Alkhan-Yurt massacre | |
Location: | Alkhan-Yurt, Chechnya |
Target: | Chechen civilians |
Date: | December 1999 |
Type: | Looting, murder, rape |
Fatalities: | At least 17 to 41 |
Perps: | Russian Ground Forces under Gen. Vladimir Shamanov |
The Alkhan-Yurt massacre was the December 1999 incident in the village of Alkhan-Yurt near the Chechen capital Grozny involving Russian troops under command of General Vladimir Shamanov. The villagers claimed that approximately 41 civilians were killed in the spree, while human rights groups confirmed and documented 17 incidents of murder and three incidents of rape.
According to Human Rights Watch (HRW), it was not an isolated incident, as Russian troops had been systematically looting villages and towns under their control.
Russian forces took control of Alkhan-Yurt, a village just south of Grozny on December 1, 1999, after weeks of heavy fighting. The Chechen fighters, who included many foreign fighters among their ranks, were reportedly led by Akhmed Zakayev.[1]
Because of their experience of the First Chechen War, the people in Alkhan-Yurt were able to take precautions which limited civilian casualties during the heavy bombardment. Nearly all of the killings committed by Russian troops in Alkhan-Yurt after they seized the village were reportedly carried out by soldiers who were looting.
The soldiers summarily executed many who had resisted them, and numerous other villagers received death threats or narrowly escaped execution. According to the 2000 HRW report:[2]
(Russian soldiers) first expelled, temporarily, hundreds of civilians from Alkhan-Yurt, and then began systematically looting and burning the village, killing anyone in their way. Among the dead were: centenarian Nabitst Kornukayeva, and her elderly son Arbi, who were found shot to death in the yard of their looted home; fifty-seven-year-old Khamid Khazuyev, who was shot in the yard of his home when he tried to stop looting soldiers; Akhanpash Dudayev, sixty-five, who was killed in his basement, and his body burned in his looted home; and Taus Sultanov, forty-nine, who was shot in a cellar and left to bleed to death while soldiers robbed other civilians with him of their belongings. The killings went on for more than two weeks, without any apparent attempt by Russian authorities to stop it. Aindi Altimirov, the last to die, was killed and beheaded by Russian soldiers on December 18. (...) The looting of Alkhan-Yurt was systematic and organized, involving a large number of soldiers who acted with impunity throughout their stay in the village. Looted goods were stored in the homes occupied by Russian commanders as well as the tents of soldiers, and were transported openly in military vehicles out of Alkhan-Yurt. It is simply impossible that such widespread looting could take place in broad daylight without the knowledge and, at a minimum, the tacit consent of Russian commanders.
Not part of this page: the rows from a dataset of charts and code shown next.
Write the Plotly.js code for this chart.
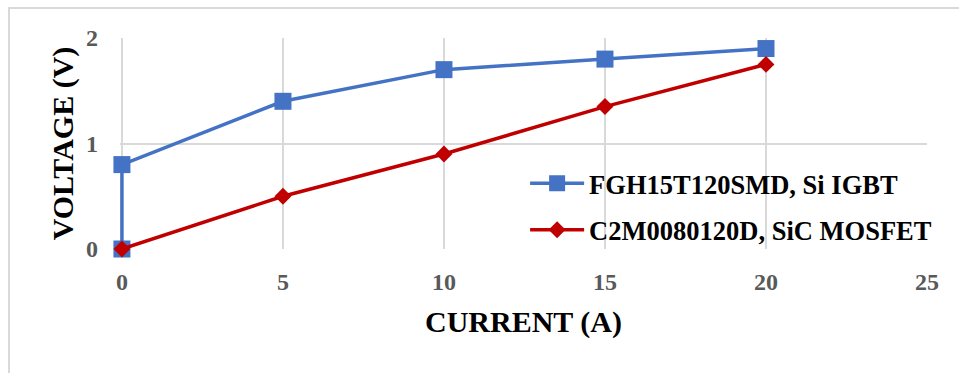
<!DOCTYPE html>
<html>
<head>
<meta charset="utf-8">
<script src="https://cdn.plot.ly/plotly-3.0.1.min.js"></script>
<style>
html,body{margin:0;padding:0;background:#fff;}
#wrap{position:relative;width:959px;height:373px;overflow:hidden;}
#frame{position:absolute;left:8px;top:7px;width:1000px;height:400px;border-left:2px solid #d9d9d9;border-top:2px solid #d9d9d9;}
#chart{position:absolute;left:0;top:0;width:959px;height:373px;}
</style>
</head>
<body>
<div id="wrap"><div id="frame"></div><div id="chart"></div></div>
<script>
const igbtCurrent = [0, 0, 5, 10, 15, 20];
const igbtVoltage = [0, 0.8, 1.4, 1.7, 1.8, 1.9];
const mosfetCurrent = [0, 5, 10, 15, 20];
const mosfetVoltage = [0, 0.5, 0.9, 1.35, 1.75];
const xTicks = [0, 5, 10, 15, 20, 25];
const yTicks = [0, 1, 2];
const seriesNames = ['FGH15T120SMD, Si IGBT', 'C2M0080120D, SiC MOSFET'];

const serif = 'Liberation Serif';
const traces = [
  {x: igbtCurrent, y: igbtVoltage, name: seriesNames[0], mode: 'lines+markers', legend: 'legend',
   line: {color: '#4472C4', width: 3.5}, marker: {symbol: 'square', size: 17, color: '#4472C4'}, cliponaxis: false},
  {x: mosfetCurrent, y: mosfetVoltage, name: seriesNames[1], mode: 'lines+markers', legend: 'legend2',
   line: {color: '#C00000', width: 3.5}, marker: {symbol: 'diamond', size: 13, color: '#C00000'}, cliponaxis: false}
];
function lf(){ return {family: serif, size: 26.5, color: '#000', weight: 'bold'}; }
const layout = {
  width: 959, height: 373,
  margin: {l: 120, r: 32, t: 38, b: 124},
  paper_bgcolor: 'rgba(0,0,0,0)', plot_bgcolor: 'rgba(0,0,0,0)',
  font: {family: serif},
  showlegend: true,
  xaxis: {range: [-0.06, 25], tickvals: xTicks, ticktext: xTicks.map(String), showgrid: true, gridcolor: '#d9d9d9', gridwidth: 2,
    zeroline: false, showline: false, ticks: '', ticklabelstandoff: 16,
    tickfont: {family: serif, size: 24, color: '#595959', weight: 'bold'},
    title: {text: 'CURRENT (A)', font: {family: serif, size: 30, color: '#000', weight: 'bold'}, standoff: 16}},
  yaxis: {range: [0, 2], tickvals: yTicks, showgrid: true, gridcolor: '#d9d9d9', gridwidth: 2,
    zeroline: false, showline: false, ticks: '', ticklabelstandoff: 21,
    tickfont: {family: serif, size: 24, color: '#595959', weight: 'bold'},
    title: {text: 'VOLTAGE (V)', font: {family: serif, size: 30, color: '#000', weight: 'bold'}, standoff: 3}},
  legend: {x: 0.502, y: 0.31, xanchor: 'left', yanchor: 'middle', xref: 'paper', yref: 'paper', bgcolor: 'rgba(0,0,0,0)',
    font: lf(), itemwidth: 54},
  legend2: {x: 0.502, y: 0.09, xanchor: 'left', yanchor: 'middle', xref: 'paper', yref: 'paper', bgcolor: 'rgba(0,0,0,0)',
    font: lf(), itemwidth: 54}
};
Plotly.newPlot('chart', traces, layout, {displayModeBar: false, staticPlot: true});
</script>
</body>
</html>
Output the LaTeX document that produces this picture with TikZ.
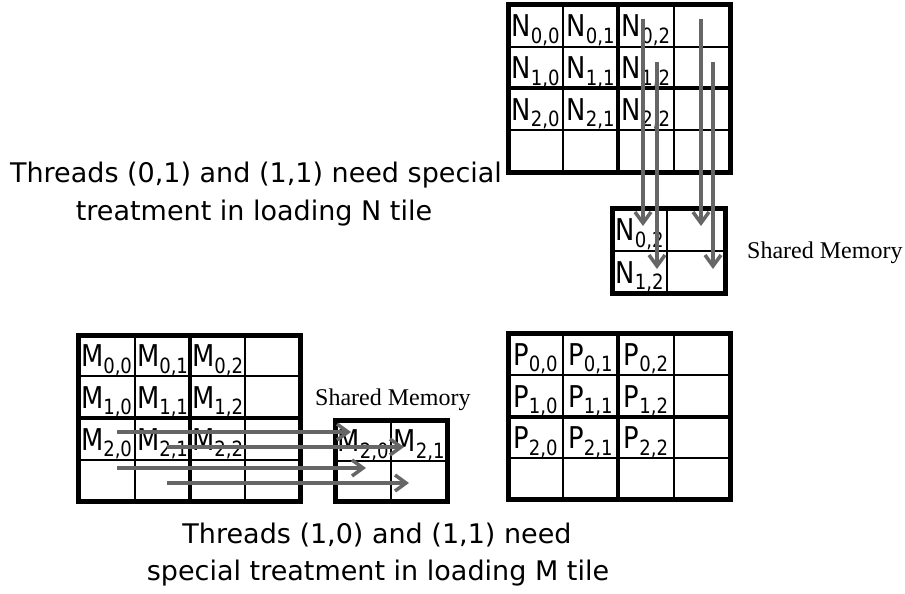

The looting that took place in Alkhan-Yurt was not an isolated incident of such misconduct by Russian forces in Chechnya: since the beginning of the Chechen conflict, Russian troops have been systematically looting villages and towns under their control, and there is no evidence that the Russian command has taken any steps to prevent it.
Initially, the Russian Defence Ministry denied that anything happened in the village of Alkhan-Yurt. However, when Russia's Deputy Prime Minister Nikolai Koshman and a committee of Russian generals inspected the village, the officials discovered several caches of goods looted by Russian soldiers, including some splattered with blood. In addition, one drunken soldier reportedly even threatened to "shoot" Koshman. The officials promised an investigation, which was soon closed by the military "for lack of evidence of a crime."
The villagers and Malik Saidullayev, one of the most prominent of pro-Moscow Chechen leaders, identified the soldiers responsible for the abuses as the unit under the command of Major-General Vladimir Shamanov. Despite his role in presiding over the abuses in Alkhan-Yurt, Shamanov received Russia's highest honor, the Hero of Russia medal, on December 28, 1999, from the hands of then Russian President Boris Yeltsin who described the army's conduct in Chechnya as "faultless."